Tuesday, March 8, 2011
Kobe Bryant passes Moses Malone for 6th on the NBA all-time scoring list
By Andy Kamenetzky
It's been a tough 24 hours for milestones recorded by Moses Malone. Monday, his record for consecutive double-doubles since the NBA-ABA merger (51) was eclipsed by Kevin Love. The Wolves forward managed the same tally in one season, while Malone stretched his feat over the course of two. Tuesday, Malone found himself lapped by Kobe Bryant after contact from Joe Johnson beyond the arc sent The Mamba to the line for three free throws, all good.
And with that, another rung on the ladder reached.
For Kobe, the connection to Malone -- who played for the Sixers of Bryant's boyhood backyard -- is obvious. Before Bryant turned heads in 1996 with his jump straight from Lower Merion High School to the Lakers by way of Vlade Divacs' rights, Malone demonstrated such a move truly feasible. Yes, Kobe was the first high school guard drafted, but Kevin Garnett had been taken the year before him, Tracy McGrady the year after, plus five more youngsters before the decade concluded. The following decade began with Darius Miles taken third overall.
Kobe's situation was hardly commonplace, but the wheels of a revolution were already in motion. When Malone braved these largely uncharted waters in 1974 upon being selected in the third round of the ABA draft by the Utah Stars, he might as well have been from another planet.
Focus on Sport/Getty Images
Moses threw down many a dunk over the course of his career.
Similar to the way Jerry West famously insisted on acquiring Bryant by hook or crook as a high schooler, the Stars brass had to aggressively work to land the services of Malone, who'd actually signed a letter of intent with the University of Maryland. Safe to say, the relentless pursuit was worth the effort. In both cases, effort was also never on short supply.
As a 17-year old wunderkind, Kobe's "eat, sleep and play basketball" attitude, plus his unfazed reaction to the NBA world, threw Laker veterans for a loop. Malone similarly dove headfirst into basketball, and let it be immediately known he wasn't about to get pushed around by his older teammates.
From a 1974 Sports Illustrated article by Pat Putnam:
"There is the matter of toughness," says [Stars coach Bucky] Buckwalter, grinning. "They know he's young and a lot of guys have really laid it on him, trying to intimidate him. Elbows, knees, grabbing, shoving, the whole bag. And he's given it right back. That kid doesn't back up an inch. I knew what was going to happen, so I told our guys to go after him right from the first day of practice. We had to find out. They used to kid him by calling him 'the rookie.' Then one day after a rough workout he walked into the locker room and told them, 'You guys can keep on calling me a rookie, but I'm the toughest damn rookie you ever saw.' "
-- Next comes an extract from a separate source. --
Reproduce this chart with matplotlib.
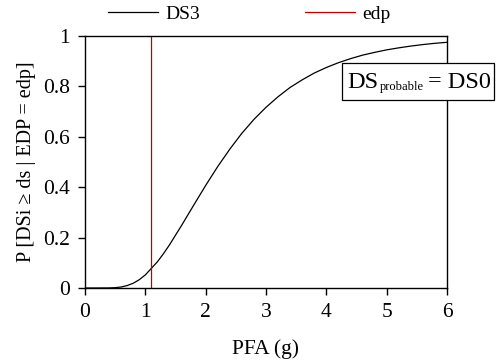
import matplotlib
matplotlib.use("Agg")
import matplotlib.pyplot as plt
from matplotlib.lines import Line2D
from matplotlib.patches import Rectangle

plt.rcParams['font.family'] = ['Liberation Serif', 'DejaVu Serif']

# Fragility curve for DS3 (probability of exceedance vs peak floor acceleration)
pfa = [0.0, 0.2, 0.4, 0.5, 0.6, 0.7, 0.8, 0.9, 1.0, 1.1, 1.2, 1.3, 1.4, 1.6, 1.8,
       2.0, 2.2, 2.4, 2.6, 2.8, 3.0, 3.2, 3.4, 3.6, 3.8, 4.0, 4.2, 4.4, 4.6, 4.8,
       5.0, 5.2, 5.4, 5.6, 5.8, 6.0]
p_ds3 = [0.0, 0.0, 0.0003, 0.0013, 0.004, 0.0098, 0.019, 0.033, 0.052, 0.078,
         0.104, 0.136, 0.171, 0.248, 0.328, 0.407, 0.482, 0.551, 0.614, 0.669,
         0.717, 0.759, 0.796, 0.826, 0.853, 0.875, 0.894, 0.910, 0.924, 0.935,
         0.945, 0.953, 0.960, 0.966, 0.971, 0.975]
edp_value = 1.1
x_ticks = [0, 1, 2, 3, 4, 5, 6]
y_ticks = [0, 0.2, 0.4, 0.6, 0.8, 1]
y_tick_labels = ['0', '0.2', '0.4', '0.6', '0.8', '1']
probable_ds = 'DS0'

W, H = 502, 363
fig = plt.figure(figsize=(W / 100, H / 100), dpi=100)
ax = fig.add_axes([85 / W, 1 - 288 / H, 362 / W, 252 / H])

ax.plot(pfa, p_ds3, color='black', lw=0.9)
ax.axvline(edp_value, color='#c00000', lw=0.9)

ax.set_xlim(0, 6)
ax.set_ylim(0, 1)
ax.set_xticks(x_ticks)
ax.set_yticks(y_ticks)
ax.set_yticklabels(y_tick_labels)
ax.tick_params(direction='out', length=5, width=1, labelsize=15.5, pad=6)
for s in ax.spines.values():
    s.set_linewidth(1)

ax.set_xlabel('PFA (g)', fontsize=15.5, labelpad=12)
ax.set_ylabel('P [DSi ≥ ds | EDP = edp]', fontsize=14.5, labelpad=5)

handles = [Line2D([], [], color='black', lw=0.9),
           Line2D([], [], color='#c00000', lw=0.9)]
fig.legend(handles, ['DS3', 'edp'], loc='center', bbox_to_anchor=(0.496, 0.961),
           ncol=2, frameon=False, fontsize=14, handlelength=2.6,
           columnspacing=5.4, handletextpad=0.35, borderpad=0)

# Annotation box with the most probable damage state
fig.add_artist(Rectangle((342 / W, 1 - 100 / H), 152 / W, 37 / H,
                         transform=fig.transFigure, fc='white', ec='black',
                         lw=0.9, zorder=2))
base_y = 1 - 88 / H
fig.text(347 / W, base_y, 'DS', fontsize=17.5, va='baseline', ha='left', zorder=3)
fig.text(380 / W, 1 - 90 / H, 'probable', fontsize=9, va='baseline', ha='left', zorder=3)
fig.text(491 / W, base_y, '= ' + probable_ds, fontsize=17.5, va='baseline', ha='right', zorder=3)

fig.savefig('out.png', dpi=100)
As a 19-year old barely removed from the halls of Petersburg High School in Virginia, Malone's teeth as an all-time great scorer were cut in slow form. Putnam's article acknowledged the rookie's talent, but mostly on defense and the glass. Whatever points scored took a back seat as a priority and, from the author's vantage point, a skill set:
"[Malone] is scoring, but not all that often, and hardly ever when he is away from the basket. His hands could be better and he does not always remember to move on offense, which means he will play whole halves and not touch the ball offensively more than four times."
Of course, the guy wasn't exactly Darko Milicic in his first professional season. As a rookie, he averaged 18.5 points per game, good enough for All-Star and All-Rookie team nods. Still, two ABA seasons (uncounted towards this record) and two in the NBA passed before Malone became a 20 point per game scorer. From there, he made up for lost time. Between the 1979 and 1989 seasons, Malone averaged at least 20.2 points. Who knows what scoring list heights might have been scaled without the relatively slow start?
Then again, had Kobe not averaged a scant 7.6 points as a rookie, just 15.4 off the bench the following year, then shared the spotlight (and the ball) with Shaquille O'Neal for six more seasons, who knows how much more quickly he'd have passed the man blazing his trail?